APR stands for Annual Percentage Rate, and it shows up on every credit card application, statement, and disclosure. Most people understand it vaguely as “the interest rate” — but the specifics of how it translates into actual charges are less intuitive. Knowing the mechanics helps you make smarter decisions about carrying balances.
APR vs. Daily Periodic Rate
Credit card interest isn’t charged once a year at the annual rate. It accrues daily. To find your daily periodic rate, divide your APR by 365. A card with 22% APR has a daily rate of about 0.0603%.
That daily rate gets applied to your average daily balance — the sum of your daily balances during the billing period divided by the number of days in the cycle. So if you carry a $1,000 balance for 30 days on a card with 22% APR, you’d pay roughly $18.08 in interest for that billing cycle. That’s $1,000 × (22% ÷ 365) × 30 days.
The annual rate sounds abstract. The monthly dollar amount feels more real — which is exactly why card issuers prefer to advertise APR instead of monthly costs.
The Grace Period: When APR Doesn’t Matter
Here’s the part that changes everything for people who pay in full: most credit cards offer a grace period. If you pay your full statement balance by the due date each month, you pay zero interest — regardless of your APR.
The grace period typically runs from your statement closing date to your payment due date, usually 21–25 days. During this window, no interest accrues on new purchases. But the grace period only applies when you start the billing cycle with a zero balance. If you carry any balance from the previous month, new purchases begin accruing interest immediately — there’s no grace period on new charges until you’ve paid the existing balance in full.
This is why people who pay in full every month genuinely don’t need to care much about their credit card’s APR on purchases. It only matters if you carry a balance.
Variable APR: Why Your Rate Can Change
Most credit cards have variable APRs tied to an index rate — typically the U.S. Prime Rate. When the Prime Rate goes up, your card’s APR goes up by the same amount. When it goes down, your rate decreases.
The structure is: Prime Rate + a margin set by the issuer. If Prime is 8.5% and your card’s margin is 13.74%, your APR is 22.24%. When Prime moves to 7.5%, your APR drops to 21.24%.
You’ll see this expressed in your card agreement as something like “Prime Rate + 13.74%.” The issuer controls the margin but can’t directly control the index. This means your interest costs can change without any action on your part.
Multiple APRs on One Card
A single credit card often has different APRs for different types of transactions:
- Purchase APR: The rate for regular purchases — typically the number most prominently advertised
- Balance transfer APR: Often a promotional 0% rate for an introductory period, then a regular rate (which may be the same as or different from the purchase APR)

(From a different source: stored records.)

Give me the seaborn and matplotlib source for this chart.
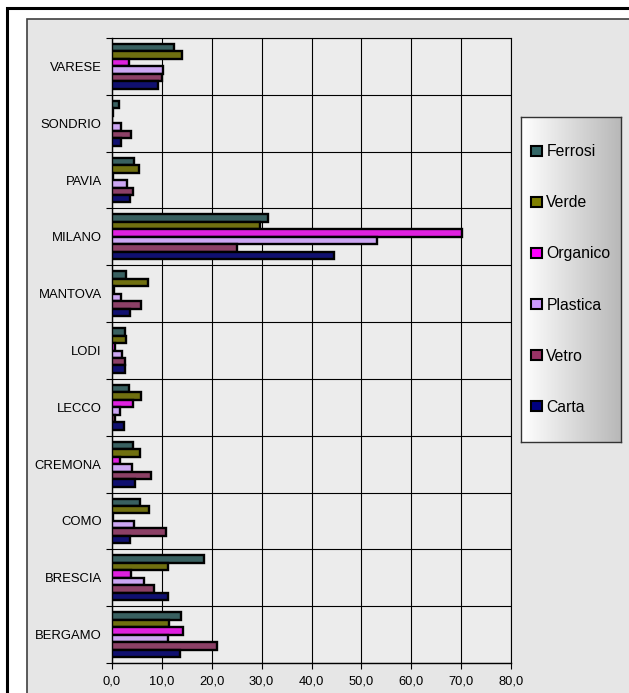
import matplotlib
matplotlib.use("Agg")
import matplotlib.pyplot as plt
import matplotlib.patches as mpatches
import numpy as np
import pandas as pd
import seaborn as sns

# data (values per province)
province = ['VARESE', 'SONDRIO', 'PAVIA', 'MILANO', 'MANTOVA', 'LODI',
            'LECCO', 'CREMONA', 'COMO', 'BRESCIA', 'BERGAMO']
ferrosi = [12.4, 1.4, 4.5, 31.3, 2.9, 2.7, 3.4, 4.2, 5.7, 18.5, 13.9]
verde = [14.0, 0.2, 5.5, 29.7, 7.2, 2.8, 5.8, 5.6, 7.5, 11.2, 11.5]
organico = [3.5, 0.0, 0.3, 70.2, 0.5, 0.7, 4.3, 1.6, 0.3, 3.9, 14.3]
plastica = [10.3, 1.8, 3.0, 53.2, 1.9, 2.1, 1.6, 4.1, 4.5, 6.5, 11.2]
vetro = [10.1, 3.9, 4.3, 25.0, 5.8, 2.7, 0.7, 7.8, 10.8, 8.5, 21.0]
carta = [9.3, 1.9, 3.6, 44.5, 3.7, 2.7, 2.4, 4.7, 3.7, 11.3, 13.7]

series = ['Ferrosi', 'Verde', 'Organico', 'Plastica', 'Vetro', 'Carta']
colors = ['#336666', '#808000', '#FF00FF', '#CC99FF', '#993366', '#000080']
x_ticks = [0, 10, 20, 30, 40, 50, 60, 70, 80]

# long format table for seaborn
values = [ferrosi, verde, organico, plastica, vetro, carta]
rows = []
for s, vals in zip(series, values):
    for p, v in zip(province, vals):
        rows.append({'provincia': p, 'tipo': s, 'valore': v})
df = pd.DataFrame(rows)

sns.set_style('white')
plt.rcParams['font.family'] = ['Liberation Sans', 'DejaVu Sans']
plt.rcParams['text.color'] = 'black'

W, H = 629, 693
fig = plt.figure(figsize=(W / 100, H / 100), dpi=100)
fig.patch.set_facecolor('white')

# outer black frame and grey chart area (cropped at right/bottom)
fig.patches.append(mpatches.Rectangle((7 / W, -0.1), 2, 1.1 - 8 / H,
                                      transform=fig.transFigure, facecolor='white',
                                      edgecolor='black', linewidth=2.2, zorder=-3))
fig.patches.append(mpatches.Rectangle((27 / W, -0.1), 2, 1.1 - 19 / H,
                                      transform=fig.transFigure, facecolor='#e6e6e6',
                                      edgecolor='#404040', linewidth=1.2, zorder=-2))

ax = fig.add_axes([112 / W, 1 - 663 / H, (511 - 112) / W, (663 - 38) / H])
ax.set_facecolor('#ececec')

sns.barplot(data=df, y='provincia', x='valore', hue='tipo', order=province,
            hue_order=series, palette=colors, orient='h', width=0.79,
            edgecolor='black', linewidth=1.7, ax=ax, legend=False, zorder=3)

ax.set_xlim(0, 80)
ax.set_ylim(len(province) - 0.5, -0.5)
ax.set_xlabel('')
ax.set_ylabel('')
ax.set_xticks(x_ticks)
ax.set_xticklabels([f'{t:.1f}'.replace('.', ',') for t in x_ticks], fontsize=9.3)
ax.tick_params(axis='x', direction='out', length=4, width=0.8, pad=5,
               colors='black', bottom=True)
ax.set_yticks(range(len(province)))
ax.set_yticklabels(province, fontsize=9.4)
ax.set_yticks(np.arange(-0.5, len(province), 1), minor=True)
ax.tick_params(axis='y', which='major', length=0, pad=7.5, colors='black')
ax.tick_params(axis='y', which='minor', direction='out', length=4, width=0.8,
               colors='black', left=True)
ax.grid(axis='x', which='major', color='black', linewidth=0.8, zorder=1)
ax.grid(axis='y', which='minor', color='black', linewidth=0.8, zorder=1)
ax.set_axisbelow(True)
for side in ['top', 'right']:
    ax.spines[side].set_color('black')
    ax.spines[side].set_linewidth(0.8)
for side in ['left', 'bottom']:
    ax.spines[side].set_color('black')
    ax.spines[side].set_linewidth(1.0)

# legend box with white-to-grey gradient
lx0, lx1, ly0, ly1 = 521, 621, 117, 442
lax = fig.add_axes([lx0 / W, 1 - ly1 / H, (lx1 - lx0) / W, (ly1 - ly0) / H])
grad = np.linspace(1.0, 0.72, 256).reshape(1, -1)
lax.imshow(grad, aspect='auto', cmap='gray', vmin=0, vmax=1, extent=[0, 1, 0, 1])
lax.set_xticks([])
lax.set_yticks([])
for sp in lax.spines.values():
    sp.set_visible(True)
    sp.set_color('#333333')
    sp.set_linewidth(1.0)

handles = [mpatches.Patch(facecolor=c, edgecolor='black', linewidth=1.5, label=s)
           for s, c in zip(series, colors)]
leg = fig.legend(handles=handles, loc='center',
                 bbox_to_anchor=(571 / W, 1 - 279.5 / H), bbox_transform=fig.transFigure,
                 frameon=False, fontsize=11.3, handlelength=0.65, handleheight=0.65,
                 handletextpad=0.3, labelspacing=2.3)
for t in leg.get_texts():
    t.set_color('black')

plt.savefig('out.png', dpi=100)
plt.close()
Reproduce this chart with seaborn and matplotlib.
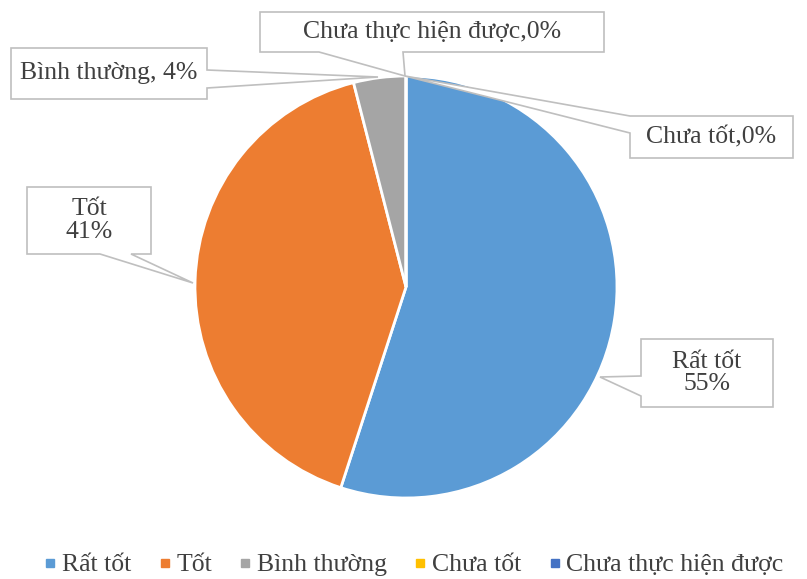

- Cash advance APR: Almost always higher than the purchase APR — often 25%–30% or more — and typically has no grace period, meaning interest starts accruing immediately
- Penalty APR: A higher rate triggered by certain actions like missing a payment, sometimes reaching 29.99%
Cash advances are particularly costly because interest starts the day you take the money out, there’s usually an additional cash advance fee (3%–5% of the amount), and your payment is applied to lower-APR balances first, meaning the high-rate cash advance balance lingers the longest.
How APR Differs From Interest Rate
For credit cards, APR and interest rate are often used interchangeably. But technically, APR includes fees in addition to the interest rate. For a credit card, the disclosed APR is usually just the interest rate expressed annually — there aren’t many additional fees that get folded in the way a mortgage APR includes closing costs.
For mortgages, the APR is meaningfully higher than the base interest rate because it includes origination fees, points, and other costs spread over the loan term. For credit cards, the distinction matters less in practice, though the existence of annual fees, late fees, and other charges affects your total cost of credit in ways the APR doesn’t capture.
Paying Down High-APR Debt
If you carry balances on multiple credit cards, the interest rate on each card should guide your payoff strategy. The avalanche method — directing extra payments toward the highest-APR balance first while maintaining minimums on others — mathematically minimizes the total interest you pay over time.
On a card with 26% APR, every dollar you leave on the card as a balance costs you about 26 cents per year in interest. On a card with 15% APR, it costs 15 cents. Paying off the 26% card first saves more money per dollar of payment than attacking the 15% card.
Negotiating a Lower APR
Some cardholders don’t realize they can simply call and ask for a lower interest rate. Issuers sometimes accommodate this request for customers with good payment history, especially if rates have been competitive elsewhere. There’s no guarantee, but it costs nothing to ask, and it occasionally works. Even a reduction of a few percentage points meaningfully reduces the cost of carrying a balance over months or years.
If you’ve been a cardholder for a year or more, have paid on time consistently, and your credit score has improved since you opened the account, you have a reasonable basis for requesting a rate review. The worst outcome is a polite no.